It's a cliche, but I sometimes judge a book by its cover. This one offers a clever design with the words "Cat" and "...Being in Touch with Life" in the title. I'm an almost single girl with three cats, trudging through the rough terrain of chronic illness and divorce. Like the cats, the book was coming home with me.
Self-help books are anathema to me. I'm sure they help many people; unfortunately, dusty stacks of said books purchased by my thrice-married mother left an indelible impression. Montaigne was a famous French philosopher, though. He lived through bloody religious civil wars in 16th century France. He felt the combined loss of his father, brother, best friend, and first-born child keenly. This man knew pain and suffering (having also inherited his father's kidney stone condition).
Montaigne's sense of loss and grief proved so great, in fact, that he retired as magistrate to live out his days in his tower library. At this time, a Christian life was one of stoic struggle while alive, happiness and peace occurring only after death. And when Montaigne begins writing what becomes his famous Essays, he seemed content with that arrangement.
I gather the role of shut-in, isolated from the rest of the house (and his family), bored and unsettled Montaigne. Stoicism, he realized, was not for him. Simply put, he decides life is meant to be lived, not squandered waiting for...well, for what? Why be given this life and not enjoy it? He even turns the agonizing pain of a kidney stone passing into a positive, productive event. His surmise--without the pain, how can one appreciate the absence of it?

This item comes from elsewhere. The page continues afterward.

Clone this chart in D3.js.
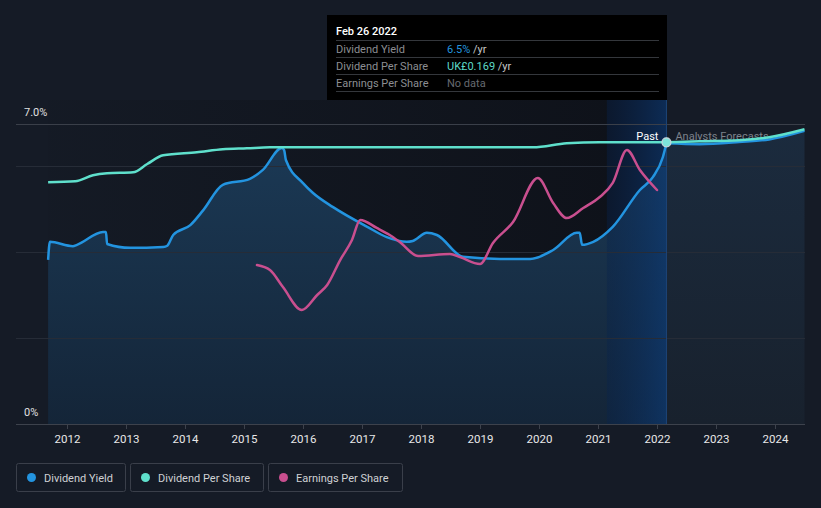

Despite the pain, Montaigne decides a European tour is in order, as he discovers within himself a burgeoning curiosity about the world in which he lives. For a man of the 1500's, he develops pretty modern ideas on religion, sex, race, cruelty, and violence. If you're like me, a lover of Shakespeare, you discern Montaigne's influence on the playwright. Remember, it was during this time that sex became increasingly taboo and legislated; now read or remember Measure for Measure (already thought to be a play ahead of its time), and you'll have a greater sense of the philosopher's impact on the Bard.
Learning about Montaigne's transformation from stoic to lover and student of life and introspection, both good and bad, had a profound effect on me (the right book at the right time). It wasn't a quick read, as it's dry at times (with sloppy editing); in the end, however, it was time well spent, as became Montaigne's life.